+++ SOURCE DATA +++
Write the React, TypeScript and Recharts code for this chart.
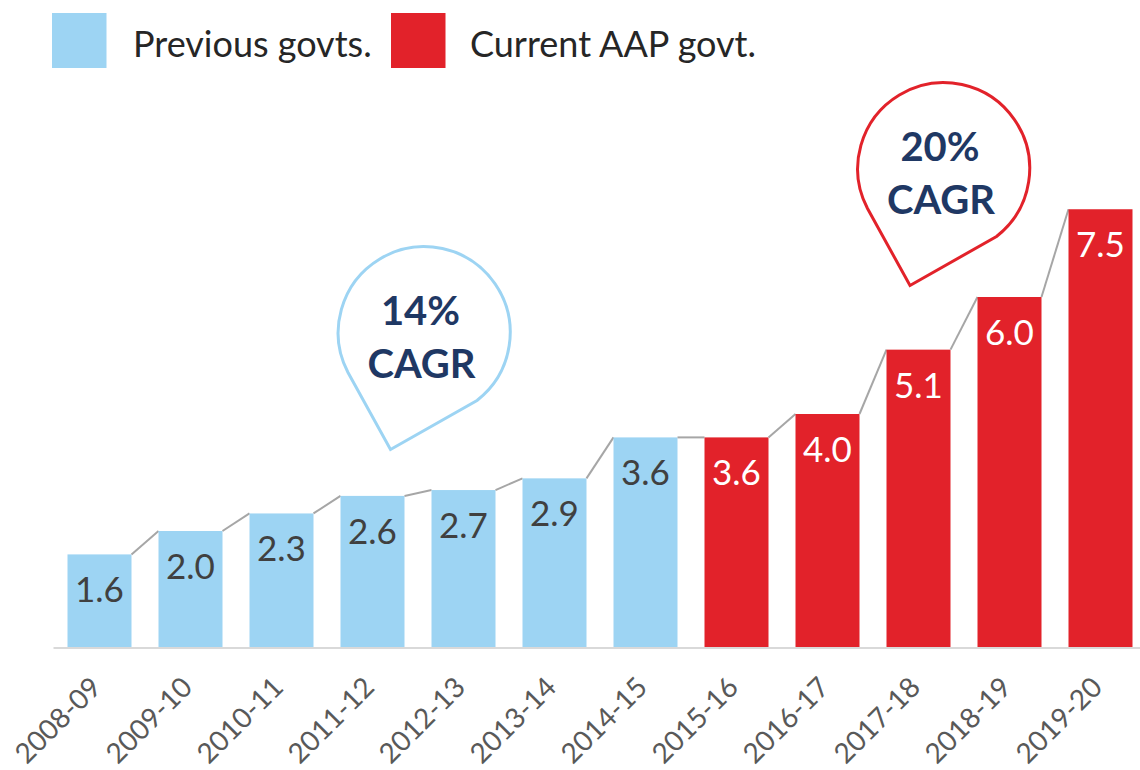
import React from 'react';
import { BarChart, Bar, XAxis, YAxis, Cell, LabelList, Customized } from 'recharts';

const years = ['2008-09', '2009-10', '2010-11', '2011-12', '2012-13', '2013-14', '2014-15', '2015-16', '2016-17', '2017-18', '2018-19', '2019-20'];
const values = [1.6, 2.0, 2.3, 2.6, 2.7, 2.9, 3.6, 3.6, 4.0, 5.1, 6.0, 7.5];
const govts = ['prev', 'prev', 'prev', 'prev', 'prev', 'prev', 'prev', 'aap', 'aap', 'aap', 'aap', 'aap'];
const legendItems = [
  { key: 'prev', label: 'Previous govts.' },
  { key: 'aap', label: 'Current AAP govt.' },
];
const bubbleTexts = [
  { key: 'prev', line1: '14%', line2: 'CAGR' },
  { key: 'aap', line1: '20%', line2: 'CAGR' },
];

const COLORS: Record<string, string> = { prev: '#9DD4F3', aap: '#E2222A' };
const LABEL_COLORS: Record<string, string> = { prev: '#404040', aap: '#FFFFFF' };
const FONT = 'Lato, "Open Sans", sans-serif';

const CHART_W = 1150;
const CHART_H = 770;
const M = { top: 180, right: 4.5, left: 53.5, bottom: 92 };
const PLOT_W = CHART_W - M.left - M.right;
const BAND = PLOT_W / years.length;

const data = years.map((year, i) => ({ year, value: values[i], govt: govts[i] }));

const BarShape = (props: any) => {
  const { x, y, width, height, index } = props;
  const fill = COLORS[govts[index]];
  let connector = null;
  if (index < values.length - 1) {
    const base = y + height;
    const yNext = base - (height * values[index + 1]) / values[index];
    connector = (
      <line x1={x + width} y1={y} x2={x + BAND} y2={yNext} stroke="#A6A6A6" strokeWidth={2} />
    );
  }
  return (
    <g>
      <rect x={x} y={y} width={width} height={height} fill={fill} />
      {connector}
    </g>
  );
};

const ValueLabel = (props: any) => {
  const { x, y, width, value, index } = props;
  return (
    <text
      x={x + width / 2}
      y={y + 48}
      textAnchor="middle"
      fontFamily={FONT}
      fontSize={35}
      fill={LABEL_COLORS[govts[index]]}
    >
      {Number(value).toFixed(1)}
    </text>
  );
};

const YearTick = (props: any) => {
  const { x, payload } = props;
  const px = x + 4;
  const py = 689;
  return (
    <text
      x={px}
      y={py}
      textAnchor="end"
      transform={`rotate(-45, ${px}, ${py})`}
      fontFamily={FONT}
      fontSize={28}
      fill="#595959"
    >
      {payload.value}
    </text>
  );
};

const bubblePath = (cx: number, cy: number) => {
  const r = 86;
  const lx = cx - 73.5, ly = cy + 39;
  const rx = cx + 55.5, ry = cy + 67;
  const tx = cx - 31, ty = cy + 116;
  return `M ${lx} ${ly} A ${r} ${r} 0 1 1 ${rx} ${ry} L ${tx} ${ty} Z`;
};

const bubbleCenters: Record<string, [number, number]> = {
  prev: [421.5, 333.5],
  aap: [941, 169.5],
};

const Overlay = () => (
  <g>
    {legendItems.map((item, i) => {
      const sx = i === 0 ? 52 : 391;
      const tx = i === 0 ? 133 : 470;
      return (
        <g key={item.key}>
          <rect x={sx} y={13} width={54.5} height={55} fill={COLORS[item.key]} />
          <text x={tx} y={57} fontFamily={FONT} fontSize={36} fill="#262626">
            {item.label}
          </text>
        </g>
      );
    })}
    {bubbleTexts.map((b) => {
      const [cx, cy] = bubbleCenters[b.key];
      return (
        <g key={b.key}>
          <path d={bubblePath(cx, cy)} fill="#FFFFFF" stroke={COLORS[b.key]} strokeWidth={3} strokeLinejoin="miter" />
          <text x={cx - 1} y={cy - 9} textAnchor="middle" fontFamily={FONT} fontWeight={700} fontSize={40} fill="#1F3864">
            {b.line1}
          </text>
          <text x={cx} y={cy + 44} textAnchor="middle" fontFamily={FONT} fontWeight={700} fontSize={40} fill="#1F3864">
            {b.line2}
          </text>
        </g>
      );
    })}
  </g>
);

export default function App() {
  return (
    <div style={{ position: 'absolute', left: 0, top: 0, width: 1140, height: 770, overflow: 'hidden', background: '#fff', fontFamily: FONT }}>
      <BarChart width={CHART_W} height={CHART_H} data={data} margin={M}>
        <XAxis
          dataKey="year"
          height={30}
          axisLine={{ stroke: '#D9D9D9', strokeWidth: 2 }}
          tickLine={false}
          interval={0}
          tick={<YearTick />}
        />
        <YAxis hide domain={[0, 8]} />
        <Bar dataKey="value" barSize={64} isAnimationActive={false} shape={<BarShape />}>
          {data.map((d) => (
            <Cell key={d.year} fill={COLORS[d.govt]} />
          ))}
          <LabelList dataKey="value" content={<ValueLabel />} />
        </Bar>
        <Customized component={<Overlay />} />
      </BarChart>
    </div>
  );
}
+++
▶ _WHAT YOU ARE ASKED TO DO_:
Begin at the first line of the data above and repeat each line exactly, stopping after the line containing "Cell, LabelList, Customized". Omit the pictures.

▶ _THE OUTPUT_:
Write the React, TypeScript and Recharts code for this chart.
import React from 'react';
import { BarChart, Bar, XAxis, YAxis, Cell, LabelList, Customized } from 'recharts';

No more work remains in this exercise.